Stephanie qualified as a Physiotherapist in 1989 and presently works as a musculoskeletal Consultant Physiotherapist in London where she leads a large team of extended scope physiotherapists.
Throughout her career Stephanie has worked in a primarily clinical setting in the musculoskeletal and sports injury field and has worked at many international sporting events including the Commonwealth Games in 2002 and the Sydney and Atlanta Paralympic Games in 2000 and 1996 respectively. She has undertaken a range of clinical research projects and completed her doctoral studies in 2013.
Stephanie has always valued acupuncture as a modality to treat musculoskeletal pain since her acupuncture training in 1991. However her interest in acupuncture teaching and research developed further when she undertook her MPhil in neuropharmacology at University College London. At this time she studied pain mechanisms in depth and developed a greater understanding of the association between acupuncture and pain relief, which greatly enhanced her clinical practice.
During work on her MPhil she also investigated the work of Gunn and the theories of intra-muscular stimulation. She gained further insight into deep needling techniques whilst visiting his Vancouver clinic and observing his treatment approaches. She gained further interest in teaching acupuncture whilst working at the University of Birmingham. She undertook a PGCE in Teaching and Learning and became an AACP Accredited Tutor in 2004.
Stephanie believes that acupuncture is one of the key modalities which can help to modulate musculoskeletal pain and that understanding the pain mechanisms which underpin it helps to provide the optimum treatment for patients. When teaching she uses a Western framework and enjoys supporting students to develop their clinical reasoning skills by exploring pain theories and other scientific approaches.
Raymond graduated with a BSc (Hons) Physiotherapy in 1996 from Brunel University and it was personal interest and cultural influences that led to acupuncture training in 1997 with the Renshu College of Chinese Medicine, obtaining a Diploma in Traditional Chinese Acupuncture. A period of study in Beijing, culminated in the year 2000 with the successful undertaking of the examinations sponsored by the International Acupuncture Practitioner Proficiency Examination Committee of the World Federation of Acupuncture-Moxibustion Societies in the People’s Republic of China. On return to the UK he became an advanced member of the AACP.

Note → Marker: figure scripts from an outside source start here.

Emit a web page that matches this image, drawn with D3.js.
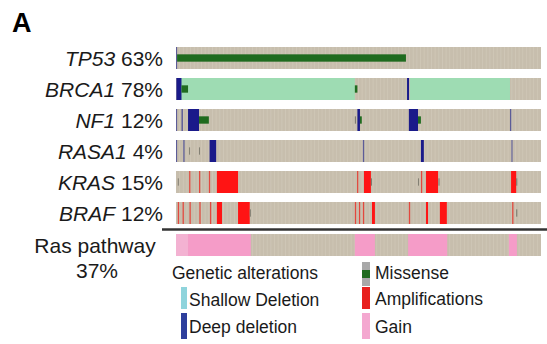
<!DOCTYPE html>
<html>
<head>
<meta charset="utf-8">
<script src="https://cdn.jsdelivr.net/npm/d3@7"></script>
<style>
  body { margin: 0; background: #fff; }
  text { font-family: "Liberation Sans", Arial, sans-serif; fill: #1a1a1a; }
</style>
</head>
<body>
<svg width="547" height="344"></svg>
<script>
// genes and their altered fraction
var genes = ["TP53", "BRCA1", "NF1", "RASA1", "KRAS", "BRAF"];
var percents = ["63%", "78%", "12%", "4%", "15%", "12%"];
var nSamples = 100;

// alterations per gene: [first sample, number of samples, type]
var tp53 = [[0, 0.3, "deep"], [0.3, 62.7, "mis"]];
var brca1 = [[1.1, 47.9, "shallow"], [64.1, 27.4, "shallow"], [0.1, 1.4, "deep"], [1.5, 1.8, "mis"],
  [49.0, 0.7, "mis"], [63.3, 0.55, "deep"]];
var nf1 = [[0, 0.3, "deep"], [1.5, 0.4, "deep"], [3.3, 3.0, "deep"], [6.3, 2.7, "mis"], [49.0, 0.3, "tick"],
  [49.7, 0.7, "deep"], [50.4, 0.5, "mis"], [63.8, 2.5, "deep"], [66.3, 0.8, "mis"], [91.5, 0.35, "deep"]];
var rasa1 = [[0, 0.3, "deep"], [2.0, 0.35, "deep"], [3.6, 0.25, "tick"], [6.3, 0.25, "tick"], [9.2, 1.8, "deep"],
  [51.2, 0.35, "deep"], [67.1, 0.8, "deep"], [91.9, 0.3, "deep"]];
var kras = [[0.5, 0.25, "tick"], [3.6, 0.35, "amp"], [6.3, 0.35, "amp"], [9.0, 0.35, "amp"], [11.2, 5.8, "amp"],
  [49.6, 0.35, "amp"], [51.5, 1.9, "amp"], [53.4, 0.3, "tick"], [66.3, 0.25, "tick"], [67.1, 0.35, "amp"],
  [68.5, 3.3, "amp"], [71.9, 0.3, "tick"], [91.8, 1.4, "amp"], [93.2, 0.3, "tick"]];
var braf = [[0.5, 0.35, "amp"], [1.8, 0.35, "amp"], [3.7, 0.35, "amp"], [6.4, 0.35, "amp"], [9.3, 0.35, "amp"],
  [11.2, 1.4, "amp"], [17.0, 3.2, "amp"], [20.2, 0.3, "tick"], [49.0, 0.35, "amp"], [50.1, 0.35, "amp"],
  [51.2, 0.35, "amp"], [53.7, 0.8, "amp"], [63.8, 0.35, "amp"], [68.5, 0.55, "amp"], [72.3, 1.9, "amp"],
  [92.1, 0.35, "amp"], [93.2, 0.3, "tick"]];
var rasPathway = [[0, 3.3, "gainLight"], [3.3, 17.2, "gain"], [49.0, 5.5, "gain"], [63.6, 10.7, "gain"], [91.2, 2.2, "gain"]];
var geneAlts = [tp53, brca1, nf1, rasa1, kras, braf];

// legend entries
var legendLabels = ["Shallow Deletion", "Deep deletion", "Missense", "Amplifications", "Gain"];

var colors = {
  deep: "#1a1a8a",
  shallow: "#9edcb3",
  mis: "#1f6b1f",
  amp: "#ff1414",
  gain: "#f59cc8",
  gainLight: "#f3b2d2",
  tick: "#7d7a6e",
  bg: "#c7bead"
};
// hairline marks look softer in the original
var thinColors = { deep: "#5c5c98", amp: "#e2483e", mis: "#2f6f2a", tick: "#7d7a6e" };
var legendColors = ["#8fd4dc", "#2e3f9c", "#1f6b1f", "#e8201e", "#f4a8d0"];

var svg = d3.select("svg");

var x = d3.scaleLinear().domain([0, nSamples]).range([176, 541]);
var y = d3.scaleBand().domain(genes).range([47, 47 + 6 * 31 - 9]).paddingInner(9 / 31);
var rowH = y.bandwidth();
var rasY = 234;

function markColor(d) {
  if (d[1] < 0.5 && thinColors[d[2]]) return thinColors[d[2]];
  return colors[d[2]];
}

// panel letter
svg.append("text").attr("x", 12).attr("y", 32)
  .style("font-size", "27px").style("font-weight", "bold").style("fill", "#000").text("A");

function drawRow(top, alts) {
  var g = svg.append("g").attr("transform", "translate(0," + top + ")");
  g.append("rect")
    .attr("x", x(0)).attr("y", 0)
    .attr("width", x(nSamples) - x(0)).attr("height", rowH)
    .attr("fill", colors.bg);
  // faint sample columns
  g.selectAll(".col").data(d3.range(1, nSamples)).enter().append("line")
    .attr("class", "col")
    .attr("x1", function(d) { return x(d); }).attr("x2", function(d) { return x(d); })
    .attr("y1", 0).attr("y2", rowH)
    .attr("stroke", "#d6cebf").attr("stroke-width", 0.7).attr("opacity", 0.75);
  // full height marks first, then small ones on top
  var full = alts.filter(function(d) { return d[2] !== "mis" && d[2] !== "tick"; });
  var small = alts.filter(function(d) { return d[2] === "mis" || d[2] === "tick"; });
  g.selectAll(".full").data(full).enter().append("rect")
    .attr("class", "full")
    .attr("x", function(d) { return x(d[0]); })
    .attr("y", 0)
    .attr("width", function(d) { return x(d[0] + d[1]) - x(d[0]); })
    .attr("height", rowH)
    .attr("fill", markColor);
  g.selectAll(".small").data(small).enter().append("rect")
    .attr("class", "small")
    .attr("x", function(d) { return x(d[0]); })
    .attr("y", rowH / 3)
    .attr("width", function(d) { return x(d[0] + d[1]) - x(d[0]); })
    .attr("height", rowH / 3)
    .attr("fill", markColor);
}

genes.forEach(function(gname, i) {
  drawRow(y(gname), geneAlts[i]);
  var t = svg.append("text")
    .attr("x", 163).attr("y", y(gname) + rowH / 2 + 8)
    .attr("text-anchor", "end")
    .style("font-size", "21px");
  t.append("tspan").style("font-style", "italic").text(gname);
  t.append("tspan").text(" " + percents[i]);
});

// divider above pathway row
svg.append("line")
  .attr("x1", 162).attr("x2", 547).attr("y1", 229.5).attr("y2", 229.5)
  .attr("stroke", "#333").attr("stroke-width", 2.5);

drawRow(rasY, rasPathway);
svg.append("text").attr("x", 95).attr("y", 253).attr("text-anchor", "middle")
  .style("font-size", "21px").text("Ras pathway");
svg.append("text").attr("x", 97).attr("y", 278).attr("text-anchor", "middle")
  .style("font-size", "21px").text("37%");

// legend
var lg = svg.append("g").style("font-size", "17.5px");
lg.append("text").attr("x", 172).attr("y", 279).text("Genetic alterations");

// left column: shallow, deep
lg.append("rect").attr("x", 181).attr("y", 287).attr("width", 6).attr("height", 22).attr("fill", legendColors[0]);
lg.append("text").attr("x", 189).attr("y", 306).text(legendLabels[0]);
lg.append("rect").attr("x", 181).attr("y", 313).attr("width", 6).attr("height", 26).attr("fill", legendColors[1]);
lg.append("text").attr("x", 189).attr("y", 333).text(legendLabels[1]);

// right column: missense, amp, gain
lg.append("rect").attr("x", 362).attr("y", 262).attr("width", 8).attr("height", 24).attr("fill", "#a8a8a8");
lg.append("rect").attr("x", 362).attr("y", 270).attr("width", 8).attr("height", 8).attr("fill", legendColors[2]);
lg.append("text").attr("x", 375).attr("y", 279).text(legendLabels[2]);
lg.append("rect").attr("x", 362).attr("y", 287).attr("width", 8).attr("height", 22).attr("fill", legendColors[3]);
lg.append("text").attr("x", 375).attr("y", 305).text(legendLabels[3]);
lg.append("rect").attr("x", 362).attr("y", 313).attr("width", 8).attr("height", 26).attr("fill", legendColors[4]);
lg.append("text").attr("x", 375).attr("y", 333).text(legendLabels[4]);
</script>
</body>
</html>
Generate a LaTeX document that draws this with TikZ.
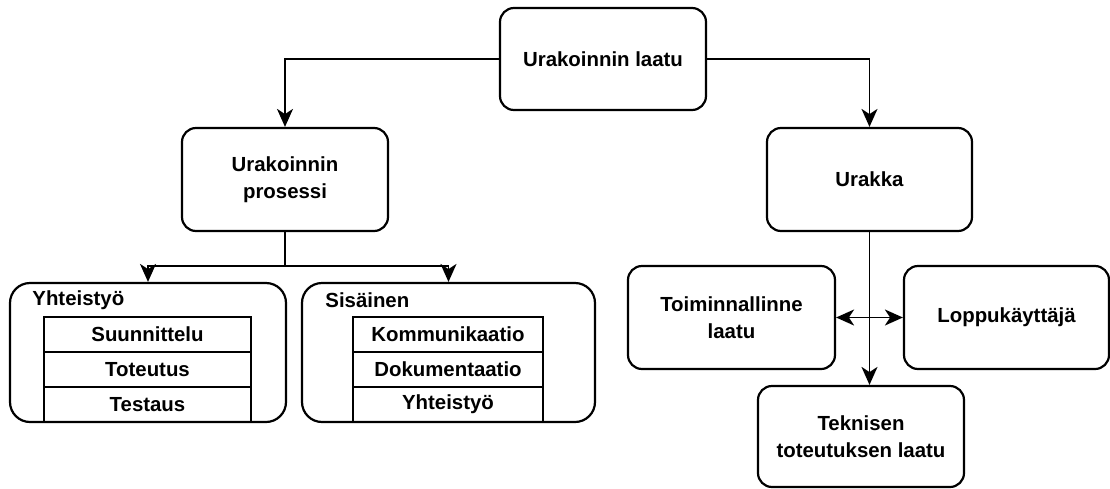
\documentclass[tikz,border=0pt]{standalone}
\usepackage{fontspec}
\setmainfont{Liberation Sans}
\usetikzlibrary{arrows.meta}
\begin{document}
\begin{tikzpicture}[x=0.5pt,y=-0.5pt,
  txt/.style={font=\bfseries\fontsize{10.2}{13.3}\selectfont},
  box/.style={txt,draw,line width=1.1pt,rounded corners=7pt,align=center,inner sep=0pt},
  cont/.style={draw,line width=1.1pt,rounded corners=10pt,inner sep=0pt},
  cell/.style={txt,draw,line width=0.9pt,inner sep=0pt,minimum height=17.5pt},
  arr/.style={line width=0.9pt,-{Stealth[length=9pt,width=8pt,inset=2.6pt]}},
  dbl/.style={line width=0.9pt,{Stealth[length=9pt,width=8pt,inset=2.6pt]}-{Stealth[length=9pt,width=8pt,inset=2.6pt]}},
  line/.style={line width=0.9pt}]
\useasboundingbox (0,0) rectangle (1110,488);
% main boxes
\node[box,minimum width=103pt,minimum height=51pt] (top) at (603,59) {Urakoinnin laatu};
\node[box,minimum width=103pt,minimum height=51.5pt] (pros) at (285,179.5) {Urakoinnin\\prosessi};
\node[box,minimum width=102.5pt,minimum height=51.5pt] (urakka) at (869.5,179.5) {Urakka};
% containers
\node[cont,minimum width=138pt,minimum height=69.5pt] (yht) at (148,352.5) {};
\node[cont,minimum width=146.5pt,minimum height=69.5pt] (sis) at (448.5,352.5) {};
\node[txt,anchor=west,inner sep=0pt] (yhtt) at (32,300) {Yhteistyö};
\node[txt,anchor=west,inner sep=0pt] (sist) at (325,300) {Sisäinen};
% table cells
\node[cell,minimum width=103.5pt] (c1) at (147.5,334.5) {Suunnittelu};
\node[cell,minimum width=103.5pt] (c2) at (147.5,369.5) {Toteutus};
\node[cell,minimum width=103.5pt] (c3) at (147.5,404.5) {Testaus};
\node[cell,minimum width=95pt] (d1) at (448,334.5) {Kommunikaatio};
\node[cell,minimum width=95pt] (d2) at (448,369.5) {Dokumentaatio};
\node[cell,minimum width=95pt] (d3) at (448,404.5) {Yhteistyö};
% right lower boxes
\node[box,minimum width=103.5pt,minimum height=51.5pt] (toim) at (731.5,317.5) {Toiminnallinne\\laatu};
\node[box,minimum width=102.5pt,minimum height=51.5pt] (lop) at (1006.5,317.5) {Loppukäyttäjä};
\node[box,minimum width=103pt,minimum height=50.5pt] (tek) at (861,436.5) {Teknisen\\toteutuksen laatu};
% connectors
\draw[arr] (top.west) -| (pros.north);
\draw[arr] (top.east) -| (urakka.north);
\path (pros.south) ++(0,-17pt) coordinate (j);
\draw[line] (pros.south) -- (j);
\draw[arr] (j) -| (yht.north);
\draw[arr] (j) -| (sis.north);
\draw[arr] (urakka.south) -- (urakka.south |- tek.north);
\draw[dbl] (toim.east) -- (lop.west);
\end{tikzpicture}
\end{document}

He completed an MSc in Neuromusculoskeletal Physiotherapy from University College London (2002) and is also a member of the Musculoskeletal Association of Chartered Physiotherapists. Since 2006, Raymond has been combining work as a senior lecturer at the University of East London as well as working clinically in Essex. He became an AACP tutor in 2013 and enjoys sharing his experiences and passion for acupuncture and integrating its use within Physiotherapy.